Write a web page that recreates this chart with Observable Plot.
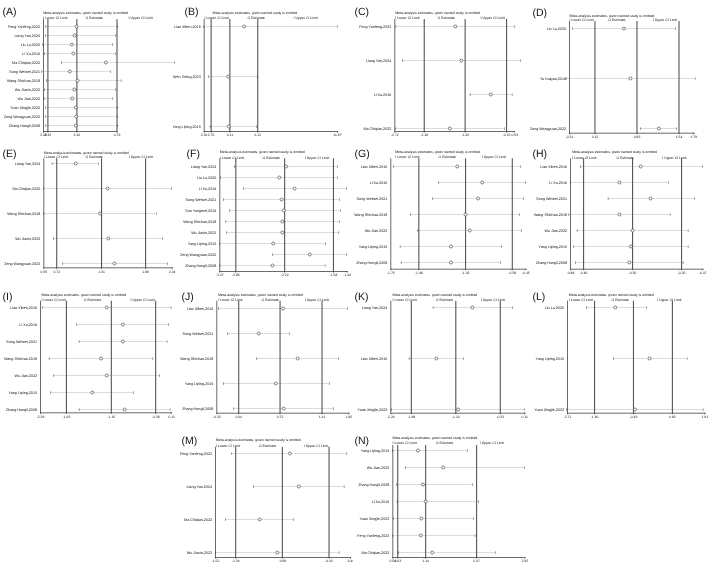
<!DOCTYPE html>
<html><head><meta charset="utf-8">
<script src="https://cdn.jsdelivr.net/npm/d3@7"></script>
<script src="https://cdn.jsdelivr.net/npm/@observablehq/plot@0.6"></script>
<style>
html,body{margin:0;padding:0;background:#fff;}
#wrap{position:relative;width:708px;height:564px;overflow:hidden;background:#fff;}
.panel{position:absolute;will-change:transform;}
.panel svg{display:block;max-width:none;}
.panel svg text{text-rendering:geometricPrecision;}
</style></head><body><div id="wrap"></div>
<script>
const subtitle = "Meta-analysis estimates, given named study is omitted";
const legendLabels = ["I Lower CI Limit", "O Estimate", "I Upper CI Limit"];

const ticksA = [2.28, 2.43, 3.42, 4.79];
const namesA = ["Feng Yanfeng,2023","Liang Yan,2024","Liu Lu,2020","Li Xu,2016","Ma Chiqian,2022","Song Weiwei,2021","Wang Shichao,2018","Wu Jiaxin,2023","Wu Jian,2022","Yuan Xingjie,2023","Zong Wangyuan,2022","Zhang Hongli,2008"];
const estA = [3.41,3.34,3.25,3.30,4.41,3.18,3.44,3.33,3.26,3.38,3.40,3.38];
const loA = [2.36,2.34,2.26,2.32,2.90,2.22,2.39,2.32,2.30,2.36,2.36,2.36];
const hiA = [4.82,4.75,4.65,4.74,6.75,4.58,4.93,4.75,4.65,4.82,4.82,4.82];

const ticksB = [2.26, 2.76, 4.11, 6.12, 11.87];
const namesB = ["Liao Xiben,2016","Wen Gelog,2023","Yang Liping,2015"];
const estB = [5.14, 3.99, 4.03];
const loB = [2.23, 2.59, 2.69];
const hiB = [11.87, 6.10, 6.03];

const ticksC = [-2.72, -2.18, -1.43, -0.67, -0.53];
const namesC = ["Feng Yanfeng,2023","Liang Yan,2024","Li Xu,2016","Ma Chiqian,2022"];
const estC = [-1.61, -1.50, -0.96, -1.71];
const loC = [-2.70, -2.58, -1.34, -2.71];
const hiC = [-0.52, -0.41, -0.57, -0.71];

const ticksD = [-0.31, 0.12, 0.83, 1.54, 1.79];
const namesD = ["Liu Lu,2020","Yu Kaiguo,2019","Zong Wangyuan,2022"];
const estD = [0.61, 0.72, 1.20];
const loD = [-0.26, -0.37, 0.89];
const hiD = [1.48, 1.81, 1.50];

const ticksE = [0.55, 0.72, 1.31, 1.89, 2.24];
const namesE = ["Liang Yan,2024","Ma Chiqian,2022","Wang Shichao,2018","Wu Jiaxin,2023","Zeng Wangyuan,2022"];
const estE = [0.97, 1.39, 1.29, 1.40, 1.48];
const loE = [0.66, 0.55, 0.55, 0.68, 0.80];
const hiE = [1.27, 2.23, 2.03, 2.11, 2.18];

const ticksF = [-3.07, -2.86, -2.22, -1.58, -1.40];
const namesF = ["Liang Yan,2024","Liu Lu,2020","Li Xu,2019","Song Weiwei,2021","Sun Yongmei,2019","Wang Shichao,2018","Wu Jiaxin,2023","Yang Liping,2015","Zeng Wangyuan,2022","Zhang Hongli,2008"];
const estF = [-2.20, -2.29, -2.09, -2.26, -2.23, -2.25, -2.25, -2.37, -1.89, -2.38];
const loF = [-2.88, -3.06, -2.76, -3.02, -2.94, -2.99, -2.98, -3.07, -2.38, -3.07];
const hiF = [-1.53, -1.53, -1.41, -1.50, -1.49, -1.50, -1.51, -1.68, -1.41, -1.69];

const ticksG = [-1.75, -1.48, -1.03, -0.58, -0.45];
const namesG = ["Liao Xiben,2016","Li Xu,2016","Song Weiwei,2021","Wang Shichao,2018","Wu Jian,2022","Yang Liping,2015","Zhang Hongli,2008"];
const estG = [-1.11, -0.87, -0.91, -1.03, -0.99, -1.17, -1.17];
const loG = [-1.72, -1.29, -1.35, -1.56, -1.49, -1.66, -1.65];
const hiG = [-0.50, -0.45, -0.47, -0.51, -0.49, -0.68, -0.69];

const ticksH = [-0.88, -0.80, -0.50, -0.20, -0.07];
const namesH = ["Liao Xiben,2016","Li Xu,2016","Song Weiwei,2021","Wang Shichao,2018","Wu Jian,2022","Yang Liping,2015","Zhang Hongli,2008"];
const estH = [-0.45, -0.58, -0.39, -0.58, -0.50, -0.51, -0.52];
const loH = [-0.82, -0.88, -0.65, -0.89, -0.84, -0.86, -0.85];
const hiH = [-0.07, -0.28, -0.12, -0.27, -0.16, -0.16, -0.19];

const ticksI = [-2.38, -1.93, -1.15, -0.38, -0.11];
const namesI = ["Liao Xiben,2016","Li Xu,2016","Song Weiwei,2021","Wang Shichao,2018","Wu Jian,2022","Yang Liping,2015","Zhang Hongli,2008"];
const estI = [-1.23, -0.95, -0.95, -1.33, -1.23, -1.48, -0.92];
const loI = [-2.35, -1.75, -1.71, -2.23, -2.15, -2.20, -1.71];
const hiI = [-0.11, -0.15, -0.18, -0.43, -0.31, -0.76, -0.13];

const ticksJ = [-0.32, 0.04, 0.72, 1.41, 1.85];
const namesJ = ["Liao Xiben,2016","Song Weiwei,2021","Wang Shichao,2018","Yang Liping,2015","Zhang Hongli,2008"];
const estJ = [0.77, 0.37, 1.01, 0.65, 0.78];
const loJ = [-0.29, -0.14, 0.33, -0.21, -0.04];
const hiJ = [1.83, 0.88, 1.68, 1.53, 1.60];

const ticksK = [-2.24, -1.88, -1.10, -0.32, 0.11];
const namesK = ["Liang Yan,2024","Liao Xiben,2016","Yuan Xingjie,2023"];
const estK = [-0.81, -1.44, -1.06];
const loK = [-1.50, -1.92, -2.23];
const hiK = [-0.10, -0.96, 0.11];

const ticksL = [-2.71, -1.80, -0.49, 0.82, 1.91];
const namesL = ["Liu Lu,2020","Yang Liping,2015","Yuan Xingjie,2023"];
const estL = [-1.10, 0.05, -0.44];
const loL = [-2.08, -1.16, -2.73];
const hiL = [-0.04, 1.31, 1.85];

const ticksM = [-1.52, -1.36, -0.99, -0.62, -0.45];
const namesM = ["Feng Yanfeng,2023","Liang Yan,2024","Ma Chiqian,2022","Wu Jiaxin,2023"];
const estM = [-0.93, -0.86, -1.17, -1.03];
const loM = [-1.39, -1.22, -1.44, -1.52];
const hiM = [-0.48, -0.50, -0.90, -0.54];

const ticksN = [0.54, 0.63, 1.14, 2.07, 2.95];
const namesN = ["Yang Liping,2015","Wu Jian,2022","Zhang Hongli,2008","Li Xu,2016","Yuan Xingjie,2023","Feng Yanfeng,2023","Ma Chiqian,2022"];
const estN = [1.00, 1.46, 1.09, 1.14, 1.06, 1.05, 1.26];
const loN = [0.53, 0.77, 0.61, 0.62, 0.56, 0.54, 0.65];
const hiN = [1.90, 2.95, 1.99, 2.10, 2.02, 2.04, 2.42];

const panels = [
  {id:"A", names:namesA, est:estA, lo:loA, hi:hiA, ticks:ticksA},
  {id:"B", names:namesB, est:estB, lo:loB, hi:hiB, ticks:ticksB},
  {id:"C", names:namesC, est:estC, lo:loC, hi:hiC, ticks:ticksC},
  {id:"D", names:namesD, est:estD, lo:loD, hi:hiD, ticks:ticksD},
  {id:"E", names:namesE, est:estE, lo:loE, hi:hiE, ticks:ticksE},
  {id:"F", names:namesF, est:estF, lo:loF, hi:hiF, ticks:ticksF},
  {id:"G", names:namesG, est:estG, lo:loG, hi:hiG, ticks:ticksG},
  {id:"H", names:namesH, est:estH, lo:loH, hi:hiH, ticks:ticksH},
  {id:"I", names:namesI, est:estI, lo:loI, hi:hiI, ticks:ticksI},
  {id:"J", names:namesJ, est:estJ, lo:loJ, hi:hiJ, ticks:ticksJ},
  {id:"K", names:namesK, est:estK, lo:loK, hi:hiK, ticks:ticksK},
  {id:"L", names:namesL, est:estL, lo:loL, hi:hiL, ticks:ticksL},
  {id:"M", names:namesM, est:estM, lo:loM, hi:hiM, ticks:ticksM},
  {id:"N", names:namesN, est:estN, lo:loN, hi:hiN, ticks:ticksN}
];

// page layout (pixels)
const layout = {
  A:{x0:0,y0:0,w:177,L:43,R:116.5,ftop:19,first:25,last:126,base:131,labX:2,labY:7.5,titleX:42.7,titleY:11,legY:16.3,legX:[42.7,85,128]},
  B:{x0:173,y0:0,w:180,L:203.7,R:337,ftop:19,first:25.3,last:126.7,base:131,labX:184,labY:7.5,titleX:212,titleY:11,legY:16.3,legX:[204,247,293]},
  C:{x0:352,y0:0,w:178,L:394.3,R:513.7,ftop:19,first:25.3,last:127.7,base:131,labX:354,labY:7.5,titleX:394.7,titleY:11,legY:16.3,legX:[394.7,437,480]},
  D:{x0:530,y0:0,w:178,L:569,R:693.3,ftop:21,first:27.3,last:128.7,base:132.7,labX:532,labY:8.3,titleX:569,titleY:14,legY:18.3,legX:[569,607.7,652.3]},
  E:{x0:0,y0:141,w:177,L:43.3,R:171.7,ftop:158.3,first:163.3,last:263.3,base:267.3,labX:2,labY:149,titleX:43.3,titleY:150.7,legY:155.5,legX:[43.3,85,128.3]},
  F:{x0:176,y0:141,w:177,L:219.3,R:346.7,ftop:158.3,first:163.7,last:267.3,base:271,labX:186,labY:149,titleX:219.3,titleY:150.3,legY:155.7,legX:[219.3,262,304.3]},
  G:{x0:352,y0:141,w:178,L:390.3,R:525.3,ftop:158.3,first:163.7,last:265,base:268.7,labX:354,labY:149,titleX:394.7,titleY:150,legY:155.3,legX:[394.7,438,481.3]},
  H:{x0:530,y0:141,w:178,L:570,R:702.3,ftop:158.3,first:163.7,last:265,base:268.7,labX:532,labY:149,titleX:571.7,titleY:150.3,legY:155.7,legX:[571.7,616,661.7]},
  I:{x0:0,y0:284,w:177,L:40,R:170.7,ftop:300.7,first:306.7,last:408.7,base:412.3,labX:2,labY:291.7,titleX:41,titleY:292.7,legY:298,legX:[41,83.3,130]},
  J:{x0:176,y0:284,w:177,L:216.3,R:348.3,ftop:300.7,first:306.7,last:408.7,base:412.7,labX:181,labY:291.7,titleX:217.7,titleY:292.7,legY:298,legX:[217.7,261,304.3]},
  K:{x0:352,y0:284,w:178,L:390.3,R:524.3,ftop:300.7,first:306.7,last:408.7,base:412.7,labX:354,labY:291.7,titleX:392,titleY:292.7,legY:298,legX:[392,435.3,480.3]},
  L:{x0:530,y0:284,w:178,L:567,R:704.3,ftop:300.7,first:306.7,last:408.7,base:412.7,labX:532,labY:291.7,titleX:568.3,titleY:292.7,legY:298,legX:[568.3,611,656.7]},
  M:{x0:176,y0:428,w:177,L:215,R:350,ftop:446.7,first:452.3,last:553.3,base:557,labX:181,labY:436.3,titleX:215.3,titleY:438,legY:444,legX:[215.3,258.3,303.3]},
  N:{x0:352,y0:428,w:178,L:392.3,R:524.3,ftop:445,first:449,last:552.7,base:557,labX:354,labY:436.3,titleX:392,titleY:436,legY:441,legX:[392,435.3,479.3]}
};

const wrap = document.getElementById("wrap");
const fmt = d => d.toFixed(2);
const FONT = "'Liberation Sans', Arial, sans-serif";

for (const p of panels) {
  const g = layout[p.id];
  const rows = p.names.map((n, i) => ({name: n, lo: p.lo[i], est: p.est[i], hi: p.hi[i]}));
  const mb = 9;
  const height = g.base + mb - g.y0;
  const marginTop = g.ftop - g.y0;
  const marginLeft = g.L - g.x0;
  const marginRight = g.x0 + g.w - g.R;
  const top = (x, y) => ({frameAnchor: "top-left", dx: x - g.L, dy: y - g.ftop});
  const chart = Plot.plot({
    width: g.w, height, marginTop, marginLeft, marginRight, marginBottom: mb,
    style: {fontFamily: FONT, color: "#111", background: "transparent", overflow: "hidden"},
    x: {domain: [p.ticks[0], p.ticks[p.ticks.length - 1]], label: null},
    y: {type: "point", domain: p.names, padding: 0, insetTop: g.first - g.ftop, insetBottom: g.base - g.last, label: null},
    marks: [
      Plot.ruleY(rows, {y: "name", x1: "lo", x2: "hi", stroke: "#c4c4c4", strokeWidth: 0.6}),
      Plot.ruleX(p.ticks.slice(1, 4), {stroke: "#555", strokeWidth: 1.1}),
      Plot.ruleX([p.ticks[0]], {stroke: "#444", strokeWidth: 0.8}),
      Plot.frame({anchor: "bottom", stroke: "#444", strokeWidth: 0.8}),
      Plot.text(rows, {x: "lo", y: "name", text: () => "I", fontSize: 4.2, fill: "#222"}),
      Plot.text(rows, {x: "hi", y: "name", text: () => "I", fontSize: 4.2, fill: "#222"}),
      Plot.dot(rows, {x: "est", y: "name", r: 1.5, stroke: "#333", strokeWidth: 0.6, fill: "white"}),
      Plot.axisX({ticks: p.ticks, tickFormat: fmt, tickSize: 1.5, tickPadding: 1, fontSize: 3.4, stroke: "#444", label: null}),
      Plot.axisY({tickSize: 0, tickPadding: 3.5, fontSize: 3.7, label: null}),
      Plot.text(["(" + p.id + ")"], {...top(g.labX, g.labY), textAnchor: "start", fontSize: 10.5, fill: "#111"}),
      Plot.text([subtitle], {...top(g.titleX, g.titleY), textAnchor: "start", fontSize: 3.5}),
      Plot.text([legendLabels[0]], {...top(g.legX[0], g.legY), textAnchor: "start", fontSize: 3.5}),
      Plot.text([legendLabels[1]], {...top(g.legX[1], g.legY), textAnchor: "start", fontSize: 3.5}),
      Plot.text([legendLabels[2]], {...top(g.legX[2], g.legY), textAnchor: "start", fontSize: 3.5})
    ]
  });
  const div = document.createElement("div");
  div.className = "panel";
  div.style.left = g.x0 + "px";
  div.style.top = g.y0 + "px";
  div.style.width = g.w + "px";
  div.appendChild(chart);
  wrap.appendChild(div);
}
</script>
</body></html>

########################################

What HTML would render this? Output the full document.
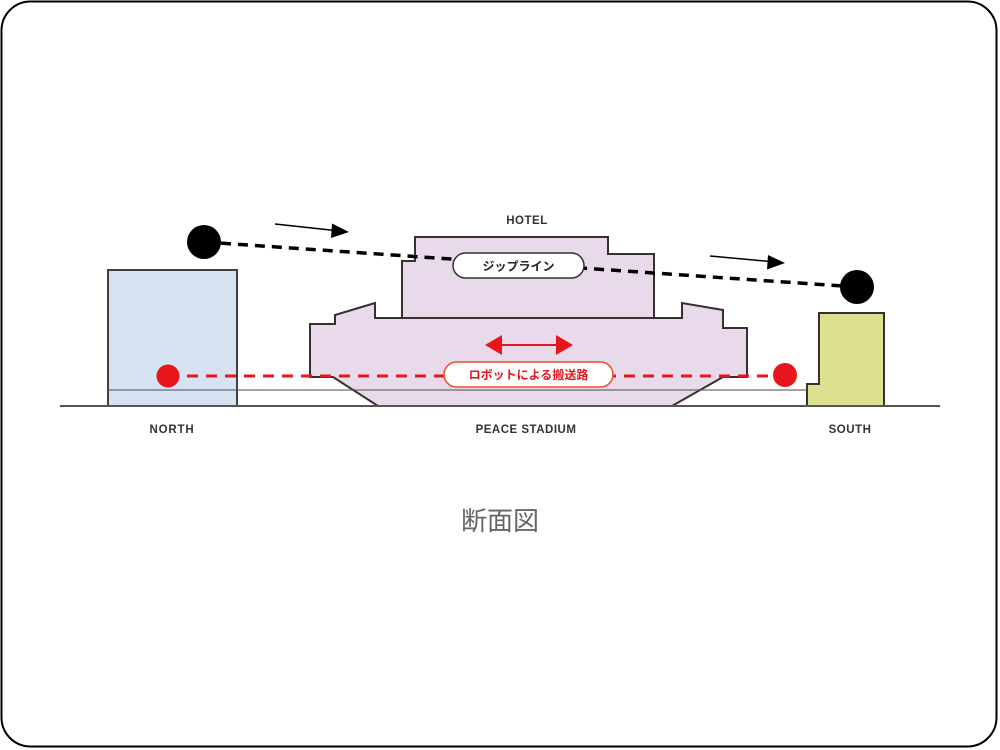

########################################

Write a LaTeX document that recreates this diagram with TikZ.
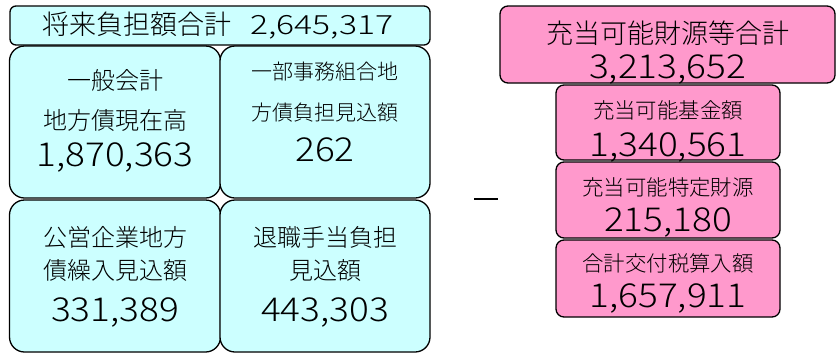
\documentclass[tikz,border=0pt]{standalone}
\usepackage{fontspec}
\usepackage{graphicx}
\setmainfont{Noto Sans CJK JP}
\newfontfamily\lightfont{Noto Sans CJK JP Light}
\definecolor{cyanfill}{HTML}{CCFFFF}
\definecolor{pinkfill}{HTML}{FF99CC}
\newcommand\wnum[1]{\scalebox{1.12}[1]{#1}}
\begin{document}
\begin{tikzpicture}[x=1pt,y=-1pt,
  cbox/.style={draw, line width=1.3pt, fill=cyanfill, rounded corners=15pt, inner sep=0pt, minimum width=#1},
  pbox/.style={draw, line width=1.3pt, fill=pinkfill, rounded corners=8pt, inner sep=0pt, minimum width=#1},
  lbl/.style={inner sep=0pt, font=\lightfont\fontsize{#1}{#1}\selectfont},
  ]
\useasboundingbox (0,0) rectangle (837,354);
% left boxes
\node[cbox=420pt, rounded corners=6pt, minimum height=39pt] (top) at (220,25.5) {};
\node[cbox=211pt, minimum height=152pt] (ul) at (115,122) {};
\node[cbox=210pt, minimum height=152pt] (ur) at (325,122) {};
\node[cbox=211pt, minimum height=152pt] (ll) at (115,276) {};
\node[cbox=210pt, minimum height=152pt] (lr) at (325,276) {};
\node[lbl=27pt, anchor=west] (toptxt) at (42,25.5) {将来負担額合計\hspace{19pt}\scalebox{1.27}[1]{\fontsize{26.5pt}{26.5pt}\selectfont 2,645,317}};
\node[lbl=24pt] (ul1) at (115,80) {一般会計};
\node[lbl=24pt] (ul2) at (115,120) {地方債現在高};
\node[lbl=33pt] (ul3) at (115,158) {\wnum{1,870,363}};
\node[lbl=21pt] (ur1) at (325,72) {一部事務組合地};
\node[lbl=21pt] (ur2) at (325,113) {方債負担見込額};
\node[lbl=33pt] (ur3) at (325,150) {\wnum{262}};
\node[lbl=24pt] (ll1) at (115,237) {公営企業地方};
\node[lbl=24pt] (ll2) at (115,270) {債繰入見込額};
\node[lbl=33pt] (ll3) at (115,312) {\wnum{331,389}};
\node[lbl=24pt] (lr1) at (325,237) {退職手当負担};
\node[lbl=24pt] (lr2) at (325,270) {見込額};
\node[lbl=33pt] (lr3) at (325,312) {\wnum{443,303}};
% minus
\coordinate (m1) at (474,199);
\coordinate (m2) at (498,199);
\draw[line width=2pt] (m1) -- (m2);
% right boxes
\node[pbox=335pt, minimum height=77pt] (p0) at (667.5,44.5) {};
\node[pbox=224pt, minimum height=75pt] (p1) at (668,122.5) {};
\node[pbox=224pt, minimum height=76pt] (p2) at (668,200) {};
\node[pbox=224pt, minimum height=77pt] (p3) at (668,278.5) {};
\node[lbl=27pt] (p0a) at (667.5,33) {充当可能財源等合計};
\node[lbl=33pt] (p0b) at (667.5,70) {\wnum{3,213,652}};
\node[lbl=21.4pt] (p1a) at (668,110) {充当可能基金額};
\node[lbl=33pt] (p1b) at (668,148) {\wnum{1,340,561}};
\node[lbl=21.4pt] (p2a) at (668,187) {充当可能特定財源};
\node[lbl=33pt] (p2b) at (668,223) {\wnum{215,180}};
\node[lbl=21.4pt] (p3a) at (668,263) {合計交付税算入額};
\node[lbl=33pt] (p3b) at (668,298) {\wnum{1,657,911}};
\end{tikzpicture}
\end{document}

########################################

INSTRUCTIONS TO FOLLOW —
Your copy should hold only the lines from the one containing "Write a web" through the one containing "const hiB = [11.87, 6.10, 6.03];", word for word, with no pictures.

EXPECTED ANSWER —
Write a web page that recreates this chart with Observable Plot.
<!DOCTYPE html>
<html><head><meta charset="utf-8">
<script src="https://cdn.jsdelivr.net/npm/d3@7"></script>
<script src="https://cdn.jsdelivr.net/npm/@observablehq/plot@0.6"></script>
<style>
html,body{margin:0;padding:0;background:#fff;}
#wrap{position:relative;width:708px;height:564px;overflow:hidden;background:#fff;}
.panel{position:absolute;will-change:transform;}
.panel svg{display:block;max-width:none;}
.panel svg text{text-rendering:geometricPrecision;}
</style></head><body><div id="wrap"></div>
<script>
const subtitle = "Meta-analysis estimates, given named study is omitted";
const legendLabels = ["I Lower CI Limit", "O Estimate", "I Upper CI Limit"];

const ticksA = [2.28, 2.43, 3.42, 4.79];
const namesA = ["Feng Yanfeng,2023","Liang Yan,2024","Liu Lu,2020","Li Xu,2016","Ma Chiqian,2022","Song Weiwei,2021","Wang Shichao,2018","Wu Jiaxin,2023","Wu Jian,2022","Yuan Xingjie,2023","Zong Wangyuan,2022","Zhang Hongli,2008"];
const estA = [3.41,3.34,3.25,3.30,4.41,3.18,3.44,3.33,3.26,3.38,3.40,3.38];
const loA = [2.36,2.34,2.26,2.32,2.90,2.22,2.39,2.32,2.30,2.36,2.36,2.36];
const hiA = [4.82,4.75,4.65,4.74,6.75,4.58,4.93,4.75,4.65,4.82,4.82,4.82];

const ticksB = [2.26, 2.76, 4.11, 6.12, 11.87];
const namesB = ["Liao Xiben,2016","Wen Gelog,2023","Yang Liping,2015"];
const estB = [5.14, 3.99, 4.03];
const loB = [2.23, 2.59, 2.69];
const hiB = [11.87, 6.10, 6.03];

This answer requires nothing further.